# SET PROBLEM:
Without the pictures, give the entries below again exactly as written.

# INFORMATION SHOWN:

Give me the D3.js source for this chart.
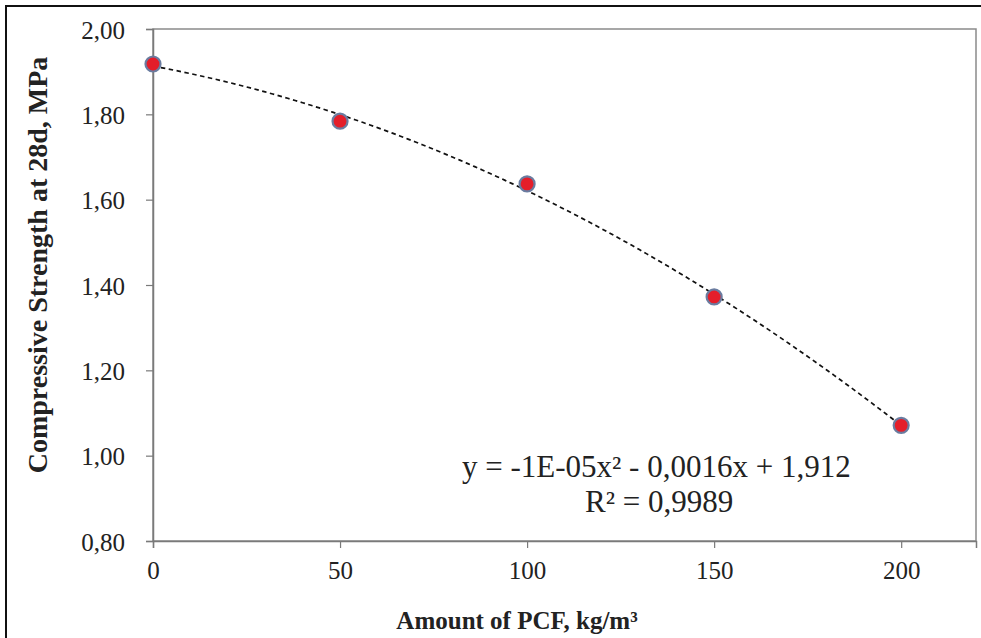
<!DOCTYPE html>
<html>
<head>
<meta charset="utf-8">
<script src="https://cdn.jsdelivr.net/npm/d3@7"></script>
<style>
  html, body { margin: 0; padding: 0; background: #fff; overflow: hidden; }
  svg { display: block; font-family: "Liberation Serif", "Times New Roman", serif; }
</style>
</head>
<body>
<div id="chart"></div>
<script>
// Data
const pcfAmount = [0, 50, 100, 150, 200];
const strength = [1.918, 1.784, 1.637, 1.372, 1.071];
const xTicks = [0, 50, 100, 150, 200];
const yTicks = [0.8, 1.0, 1.2, 1.4, 1.6, 1.8, 2.0];

const width = 981;
const height = 638;
const margin = { top: 29, right: 5, bottom: 97, left: 153 };
const innerWidth = width - margin.left - margin.right;
const innerHeight = height - margin.top - margin.bottom;

const svg = d3
  .select("#chart")
  .append("svg")
  .attr("width", width)
  .attr("height", height);

// Bingkai luar (terpotong di kanan & bawah seperti gambar asli)
svg
  .append("path")
  .attr("d", `M6,${height} V6 H${width}`)
  .attr("fill", "none")
  .attr("stroke", "#111")
  .attr("stroke-width", 2);

const chart = svg
  .append("g")
  .attr("transform", `translate(${margin.left}, ${margin.top})`);

// Scales
const x = d3.scaleLinear().domain([0, 220]).range([0, innerWidth]);
const y = d3.scaleLinear().domain([0.8, 2.0]).range([innerHeight, 0]);

// Plot border
chart
  .append("rect")
  .attr("width", innerWidth)
  .attr("height", innerHeight)
  .attr("fill", "none")
  .attr("stroke", "#8a8a8a")
  .attr("stroke-width", 1.5);

// Axis
const xAxis = chart
  .append("g")
  .attr("transform", `translate(0, ${innerHeight})`)
  .call(d3.axisBottom(x).tickValues(xTicks).tickSize(7).tickPadding(13).tickFormat(d3.format("d")));

const yAxis = chart
  .append("g")
  .call(
    d3
      .axisLeft(y)
      .tickValues(yTicks)
      .tickSize(7)
      .tickPadding(21)
      .tickFormat((d) => d.toFixed(2).replace(".", ","))
  );

[xAxis, yAxis].forEach((ax) => {
  ax.attr("font-family", "Liberation Serif, serif").attr("font-size", 25);
  ax.select(".domain").attr("stroke", "#7a7a7a").attr("stroke-width", 1.5);
  ax.selectAll(".tick line").attr("stroke", "#7a7a7a").attr("stroke-width", 1.2);
  ax.selectAll("text").attr("fill", "#222");
});
yAxis.selectAll("text").attr("dy", "0.36em");

// Trendline polinomial orde 2 (least squares dari data)
function polyFit2(xs, ys) {
  const n = xs.length;
  let s = [0, 0, 0, 0, 0];
  let t = [0, 0, 0];
  for (let i = 0; i < n; i++) {
    for (let k = 0; k < 5; k++) s[k] += Math.pow(xs[i], k);
    for (let k = 0; k < 3; k++) t[k] += ys[i] * Math.pow(xs[i], k);
  }
  const A = [
    [s[0], s[1], s[2], t[0]],
    [s[1], s[2], s[3], t[1]],
    [s[2], s[3], s[4], t[2]],
  ];
  for (let i = 0; i < 3; i++) {
    for (let j = i + 1; j < 3; j++) {
      const f = A[j][i] / A[i][i];
      for (let k = i; k < 4; k++) A[j][k] -= f * A[i][k];
    }
  }
  const c = [0, 0, 0];
  for (let i = 2; i >= 0; i--) {
    let v = A[i][3];
    for (let k = i + 1; k < 3; k++) v -= A[i][k] * c[k];
    c[i] = v / A[i][i];
  }
  return c;
}

const coef = polyFit2(pcfAmount, strength);
const trend = d3.range(0, 201, 2).map((v) => [v, coef[0] + coef[1] * v + coef[2] * v * v]);

chart
  .append("path")
  .datum(trend)
  .attr("fill", "none")
  .attr("stroke", "#111")
  .attr("stroke-width", 1.7)
  .attr("stroke-dasharray", "4.5,3.5")
  .attr(
    "d",
    d3
      .line()
      .x((d) => x(d[0]))
      .y((d) => y(d[1]))
  );

// Titik data
chart
  .selectAll("circle.pt")
  .data(pcfAmount)
  .enter()
  .append("circle")
  .attr("class", "pt")
  .attr("cx", (d) => x(d))
  .attr("cy", (d, i) => y(strength[i]))
  .attr("r", 7.5)
  .attr("fill", "#e41e2a")
  .attr("stroke", "#6a7ca0")
  .attr("stroke-width", 2.2);

// Persamaan
chart
  .append("text")
  .attr("x", 462 - margin.left)
  .attr("y", 477 - margin.top)
  .attr("font-size", 31)
  .attr("fill", "#222")
  .text("y = -1E-05x² - 0,0016x + 1,912");

chart
  .append("text")
  .attr("x", 585 - margin.left)
  .attr("y", 512 - margin.top)
  .attr("font-size", 31)
  .attr("fill", "#222")
  .text("R² = 0,9989");

// Judul axis
svg
  .append("text")
  .attr("x", 517)
  .attr("y", 629)
  .attr("text-anchor", "middle")
  .attr("font-size", 25)
  .attr("font-weight", "bold")
  .attr("fill", "#222")
  .text("Amount of PCF, kg/m³");

svg
  .append("text")
  .attr("transform", "rotate(-90)")
  .attr("x", -265)
  .attr("y", 47)
  .attr("text-anchor", "middle")
  .attr("font-size", 28)
  .attr("font-weight", "bold")
  .attr("fill", "#222")
  .text("Compressive Strength at 28d, MPa");
</script>
</body>
</html>
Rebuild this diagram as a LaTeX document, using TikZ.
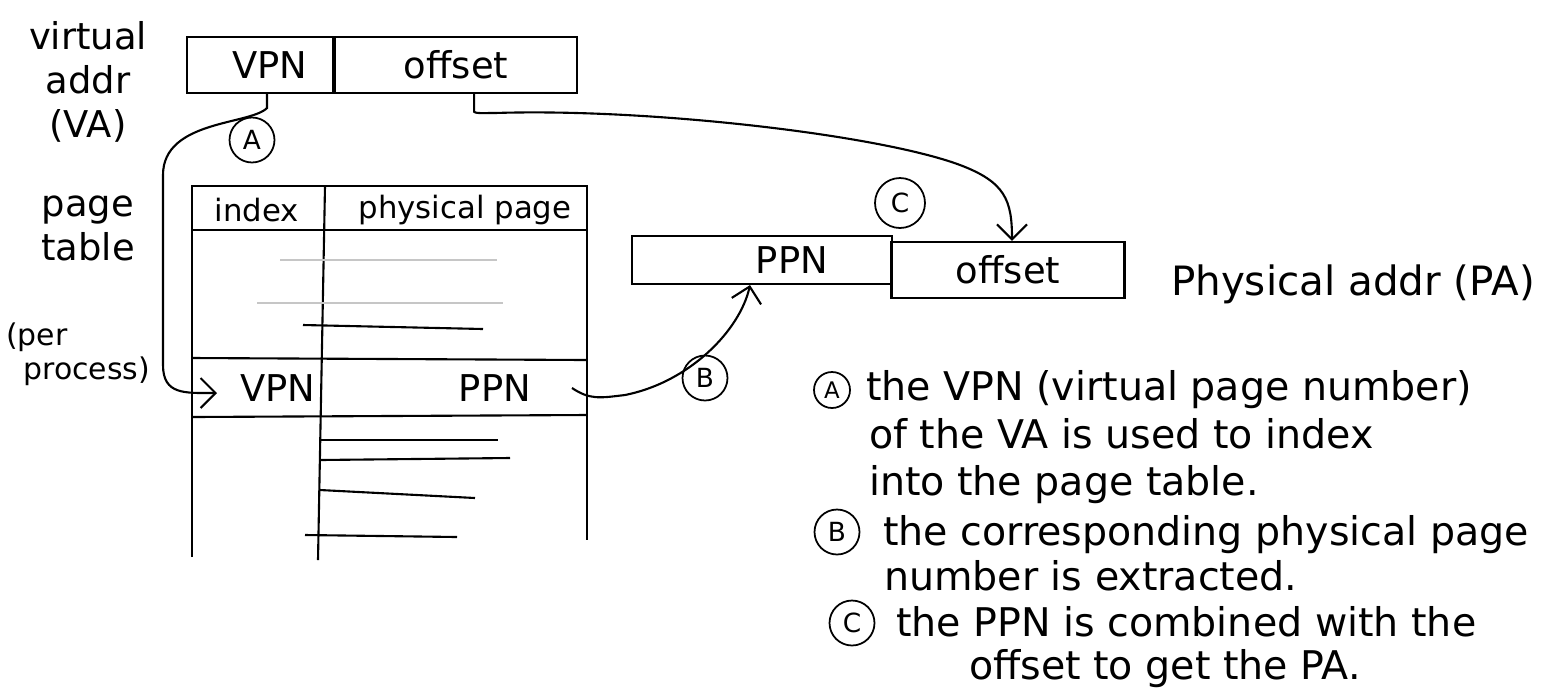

# RESULT:
Give me the D3.js source for this chart.
<!DOCTYPE html>
<html>
<head>
<meta charset="utf-8">
<script src="https://cdn.jsdelivr.net/npm/d3@7"></script>
<style>
  html, body { margin: 0; padding: 0; background: #fff; overflow: hidden; }
  svg { display: block; font-family: "Liberation Serif", "Times New Roman", serif; }
</style>
</head>
<body>
<div id="chart"></div>
<script>
// Data
const pcfAmount = [0, 50, 100, 150, 200];
const strength = [1.918, 1.784, 1.637, 1.372, 1.071];
const xTicks = [0, 50, 100, 150, 200];
const yTicks = [0.8, 1.0, 1.2, 1.4, 1.6, 1.8, 2.0];

const width = 981;
const height = 638;
const margin = { top: 29, right: 5, bottom: 97, left: 153 };
const innerWidth = width - margin.left - margin.right;
const innerHeight = height - margin.top - margin.bottom;

const svg = d3
  .select("#chart")
  .append("svg")
  .attr("width", width)
  .attr("height", height);

// Bingkai luar (terpotong di kanan & bawah seperti gambar asli)
svg
  .append("path")
  .attr("d", `M6,${height} V6 H${width}`)
  .attr("fill", "none")
  .attr("stroke", "#111")
  .attr("stroke-width", 2);

const chart = svg
  .append("g")
  .attr("transform", `translate(${margin.left}, ${margin.top})`);

// Scales
const x = d3.scaleLinear().domain([0, 220]).range([0, innerWidth]);
const y = d3.scaleLinear().domain([0.8, 2.0]).range([innerHeight, 0]);

// Plot border
chart
  .append("rect")
  .attr("width", innerWidth)
  .attr("height", innerHeight)
  .attr("fill", "none")
  .attr("stroke", "#8a8a8a")
  .attr("stroke-width", 1.5);

// Axis
const xAxis = chart
  .append("g")
  .attr("transform", `translate(0, ${innerHeight})`)
  .call(d3.axisBottom(x).tickValues(xTicks).tickSize(7).tickPadding(13).tickFormat(d3.format("d")));

const yAxis = chart
  .append("g")
  .call(
    d3
      .axisLeft(y)
      .tickValues(yTicks)
      .tickSize(7)
      .tickPadding(21)
      .tickFormat((d) => d.toFixed(2).replace(".", ","))
  );

[xAxis, yAxis].forEach((ax) => {
  ax.attr("font-family", "Liberation Serif, serif").attr("font-size", 25);
  ax.select(".domain").attr("stroke", "#7a7a7a").attr("stroke-width", 1.5);
  ax.selectAll(".tick line").attr("stroke", "#7a7a7a").attr("stroke-width", 1.2);
  ax.selectAll("text").attr("fill", "#222");
});
yAxis.selectAll("text").attr("dy", "0.36em");

// Trendline polinomial orde 2 (least squares dari data)
function polyFit2(xs, ys) {
  const n = xs.length;
  let s = [0, 0, 0, 0, 0];
  let t = [0, 0, 0];
  for (let i = 0; i < n; i++) {
    for (let k = 0; k < 5; k++) s[k] += Math.pow(xs[i], k);
    for (let k = 0; k < 3; k++) t[k] += ys[i] * Math.pow(xs[i], k);
  }
  const A = [
    [s[0], s[1], s[2], t[0]],
    [s[1], s[2], s[3], t[1]],
    [s[2], s[3], s[4], t[2]],
  ];
  for (let i = 0; i < 3; i++) {
    for (let j = i + 1; j < 3; j++) {
      const f = A[j][i] / A[i][i];
      for (let k = i; k < 4; k++) A[j][k] -= f * A[i][k];
    }
  }
  const c = [0, 0, 0];
  for (let i = 2; i >= 0; i--) {
    let v = A[i][3];
    for (let k = i + 1; k < 3; k++) v -= A[i][k] * c[k];
    c[i] = v / A[i][i];
  }
  return c;
}

const coef = polyFit2(pcfAmount, strength);
const trend = d3.range(0, 201, 2).map((v) => [v, coef[0] + coef[1] * v + coef[2] * v * v]);

chart
  .append("path")
  .datum(trend)
  .attr("fill", "none")
  .attr("stroke", "#111")
  .attr("stroke-width", 1.7)
  .attr("stroke-dasharray", "4.5,3.5")
  .attr(
    "d",
    d3
      .line()
      .x((d) => x(d[0]))
      .y((d) => y(d[1]))
  );

// Titik data
chart
  .selectAll("circle.pt")
  .data(pcfAmount)
  .enter()
  .append("circle")
  .attr("class", "pt")
  .attr("cx", (d) => x(d))
  .attr("cy", (d, i) => y(strength[i]))
  .attr("r", 7.5)
  .attr("fill", "#e41e2a")
  .attr("stroke", "#6a7ca0")
  .attr("stroke-width", 2.2);

// Persamaan
chart
  .append("text")
  .attr("x", 462 - margin.left)
  .attr("y", 477 - margin.top)
  .attr("font-size", 31)
  .attr("fill", "#222")
  .text("y = -1E-05x² - 0,0016x + 1,912");

chart
  .append("text")
  .attr("x", 585 - margin.left)
  .attr("y", 512 - margin.top)
  .attr("font-size", 31)
  .attr("fill", "#222")
  .text("R² = 0,9989");

// Judul axis
svg
  .append("text")
  .attr("x", 517)
  .attr("y", 629)
  .attr("text-anchor", "middle")
  .attr("font-size", 25)
  .attr("font-weight", "bold")
  .attr("fill", "#222")
  .text("Amount of PCF, kg/m³");

svg
  .append("text")
  .attr("transform", "rotate(-90)")
  .attr("x", -265)
  .attr("y", 47)
  .attr("text-anchor", "middle")
  .attr("font-size", 28)
  .attr("font-weight", "bold")
  .attr("fill", "#222")
  .text("Compressive Strength at 28d, MPa");
</script>
</body>
</html>
Rebuild this diagram as a LaTeX document, using TikZ.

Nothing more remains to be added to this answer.